Katie Bouman got fucked. First off, since the media can't seem to decide on what her credentials are (is she undergrad? is she a postgraduate student?), let's settle that now: she's a full-fledged Postdoc Researcher. Here's
her PhD thesis submitted back in 2017, on the topic of
computational methods for imaging black holes. Further, she has an
impressive CV of published articles related to computational imaging and machine learning, many of which she appears as first author on (in particular,
this paper of hers on VLBI is very relevant for the black hole imaging). In all likelihood, while she may not have done much of the coding, she probably still contributed a great deal of subject-matter expertise during the research.
Kazunori Akiyama (and friends) got fucked. Who?
Exactly. These guys independently wrote the
SMILI code that was used in the black hole imaging project to produce a second set of black hole images to compare/contrast with the ones from the eht-imaging team. The two results validate each others' work, were produced at the same time, and look equally impressive:
But the mainstream media didn't even mention them.
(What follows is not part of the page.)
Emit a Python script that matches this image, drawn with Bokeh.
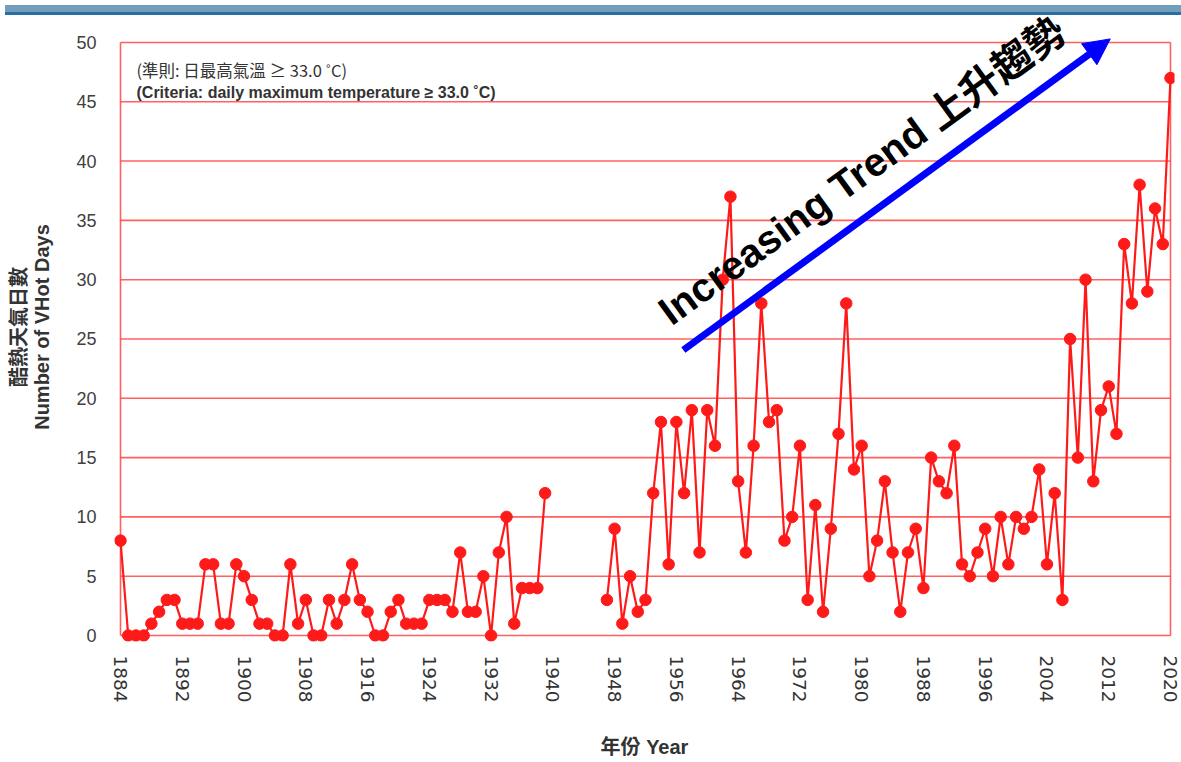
import math
from bokeh.plotting import figure
from bokeh.models import Range1d, Label, Arrow, NormalHead, FixedTicker, Div
from bokeh.layouts import column
from bokeh.embed import file_html
from bokeh.resources import INLINE

# ---- data -------------------------------------------------------------
years_pre = list(range(1884, 1940))
vhot_pre = [8, 0, 0, 0, 1, 2, 3, 3, 1, 1,
            1, 6, 6, 1, 1, 6, 5, 3, 1, 1,
            0, 0, 6, 1, 3, 0, 0, 3, 1, 3,
            6, 3, 2, 0, 0, 2, 3, 1, 1, 1,
            3, 3, 3, 2, 7, 2, 2, 5, 0, 7,
            10, 1, 4, 4, 4, 12]

years_post = list(range(1947, 2021))
vhot_post = [3, 9, 1, 5, 2, 3, 12, 18, 6, 18,
             12, 19, 7, 19, 16, 30, 37, 13, 7, 16,
             28, 18, 19, 8, 10, 16, 3, 11, 2, 9,
             17, 28, 14, 16, 5, 8, 13, 7, 2, 7,
             9, 4, 15, 13, 12, 16, 6, 5, 7, 9,
             5, 10, 6, 10, 9, 10, 14, 6, 12, 3,
             25, 15, 30, 13, 19, 21, 17, 33, 28, 38,
             29, 36, 33, 47]

x_ticks = list(range(1884, 2021, 8))
y_ticks = list(range(0, 51, 5))

first_year = years_pre[0]
last_year = years_post[-1]
y_top = y_ticks[-1]

# ---- figure -----------------------------------------------------------
px_per_year = 1050 / (last_year - first_year)
px_per_unit = 594 / y_top

p = figure(width=1181, height=760,
           x_range=Range1d(first_year - 6 / px_per_year, last_year + 4 / px_per_year),
           y_range=Range1d(-6 / px_per_unit, y_top + 30 / px_per_unit),
           output_backend="svg", toolbar_location=None,
           min_border_left=114, min_border_right=7,
           min_border_top=12, min_border_bottom=118)

p.xgrid.visible = False
p.ygrid.visible = False
p.outline_line_color = None
p.background_fill_color = "white"
p.border_fill_color = "white"

grid_color = "#ff4444"
p.segment(x0=[first_year] * len(y_ticks), x1=[last_year] * len(y_ticks),
          y0=y_ticks, y1=y_ticks, line_color=grid_color, line_width=1.6, line_alpha=0.85)
p.segment(x0=[first_year, last_year], x1=[first_year, last_year],
          y0=[0, 0], y1=[y_top, y_top], line_color=grid_color, line_width=1.6, line_alpha=0.85)

red = "#ff1a1a"
p.line(years_pre, vhot_pre, line_color=red, line_width=2.2)
p.line(years_post, vhot_post, line_color=red, line_width=2.2)
p.scatter(years_pre + years_post, vhot_pre + vhot_post, size=11.5,
          fill_color=red, line_color=red)

# ---- axes -------------------------------------------------------------
cjk_font = "Liberation Sans, Noto Sans CJK TC"

xa = p.xaxis[0]
xa.ticker = FixedTicker(ticks=x_ticks)
xa.major_label_orientation = -math.pi / 2
xa.axis_line_color = None
xa.major_tick_line_color = None
xa.minor_tick_line_color = None
xa.major_label_standoff = 8
xa.major_label_text_font = "DejaVu Sans"
xa.major_label_text_font_size = "18.5px"
xa.major_label_text_color = "#333333"
xa.axis_label = "年份 Year"
xa.axis_label_text_font = cjk_font
xa.axis_label_text_font_style = "bold"
xa.axis_label_text_font_size = "20px"
xa.axis_label_text_color = "#333333"
xa.axis_label_standoff = 30

ya = p.yaxis[0]
ya.ticker = FixedTicker(ticks=y_ticks)
ya.axis_line_color = None
ya.major_tick_line_color = None
ya.minor_tick_line_color = None
ya.major_label_standoff = 12
ya.major_label_text_font = "Liberation Sans"
ya.major_label_text_font_size = "18px"
ya.major_label_text_color = "#404040"
ya.axis_label = "酷熱天氣日數\nNumber of VHot Days"
ya.axis_label_text_font = cjk_font
ya.axis_label_text_font_style = "bold"
ya.axis_label_text_font_size = "20px"
ya.axis_label_text_color = "#333333"
ya.axis_label_text_line_height = 1.05
ya.axis_label_standoff = 20

# ---- annotations ------------------------------------------------------
p.add_layout(Label(x=first_year + 16 / px_per_year, y=(636 - 70) / px_per_unit,
                   text="(準則: 日最高氣溫 ≥ 33.0 ˚C)",
                   text_font="Noto Sans CJK TC", text_font_size="16.5px",
                   text_font_style="normal", text_color="#333333",
                   text_baseline="middle", text_align="left"))
p.add_layout(Label(x=first_year + 16 / px_per_year, y=(636 - 92) / px_per_unit,
                   text="(Criteria: daily maximum temperature ≥ 33.0 ˚C)",
                   text_font="Liberation Sans", text_font_size="16px",
                   text_font_style="bold", text_color="#333333",
                   text_baseline="middle", text_align="left"))

p.add_layout(Arrow(x_start=1956.9, y_start=24.07, x_end=2012.2, y_end=50.3,
                   line_color="#0000ff", line_width=7,
                   end=NormalHead(size=26, fill_color="#0000ff", line_color="#0000ff")))

p.add_layout(Label(x=1954.3, y=27.0, text="Increasing Trend 上升趨勢",
                   angle=36, angle_units="deg",
                   text_font=cjk_font, text_font_size="40px",
                   text_font_style="bold", text_color="black",
                   text_baseline="alphabetic", text_align="left"))

band = Div(text="", width=1181, height=10,
           styles={"position": "fixed", "top": "0px", "left": "0px",
                   "width": "1181px", "height": "10px",
                   "background": "linear-gradient(#6f9fba 0%, #6f9fba 70%, #2b6ea6 70%, #2b6ea6 100%)",
                   "z-index": "10"})

layout = column(band, p)
open("out.html", "w").write(file_html(layout, INLINE))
And probably many others got fucked. I mentioned
Michael Johnson earlier: he's second coauthor on pretty much every paper in the project, and contributed useful code to the eht-imaging library. Also, the list of authors for the journal article has hundreds of names on it. Now many of them probably didn't even contribute to the project (it's a well-known meme that Physics departments inflate authors lists by adding literally anyone who so much as stepped foot in the lab during the research). But as
@cecograph hinted at, there's bound to be some more people in the list who had critical contributions, but that nobody cares about because they aren't project lead/the cute woman/the gay guy.